Does this mean that women should speak in church service today? It is clear from 1 Cor. 11, that women prayed and prophesied in public worship: "But every woman that prayeth or prophesieth with her head uncovered dishonoureth her head: for that is even all one as if she were shaven" (v.5). Make note that it does not say what the woman should cover her head with. Humility is a very appropriate head covering! It is also clear in chapters 12-14 that women are given spiritual gifts and are encouraged to exercise them in the body of Christ.


In the Corinthian culture, women were not allowed to confront men in public, but today obviously, things have changed. Apparently some of the women who had become Christians thought that there Christian freedom gave them the right to question men in public worship. This was causing division in the church.
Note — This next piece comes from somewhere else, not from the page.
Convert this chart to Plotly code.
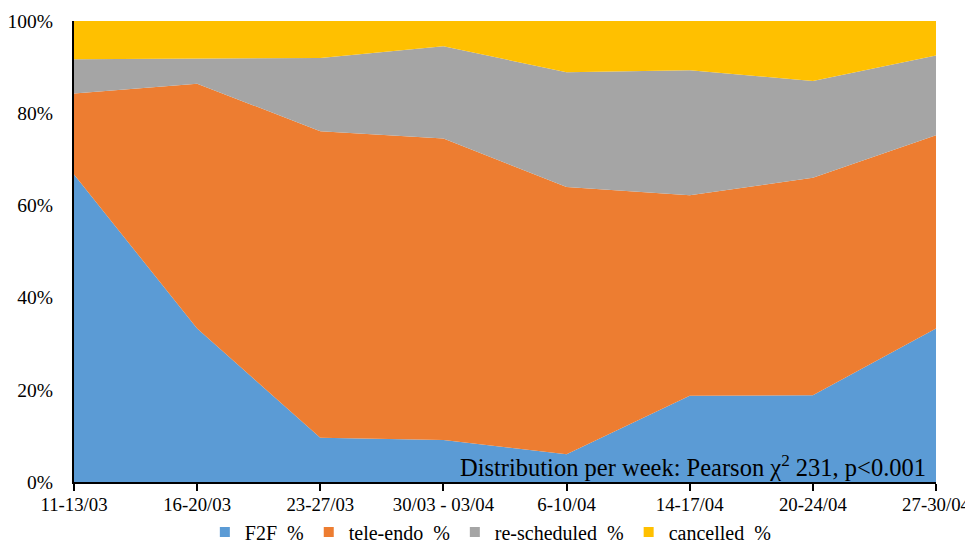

In addition, women of that day did not receive formal religious education as did the men. Women may have been raising questions in the worship services that could have been answered at home without disrupting the services. Paul was asking the women not to flaunt their Christian freedom during worship. The purpose of Paul's words in 1 Cor. 14.34,35 was to promote unity, not to teach about women's roles in the church.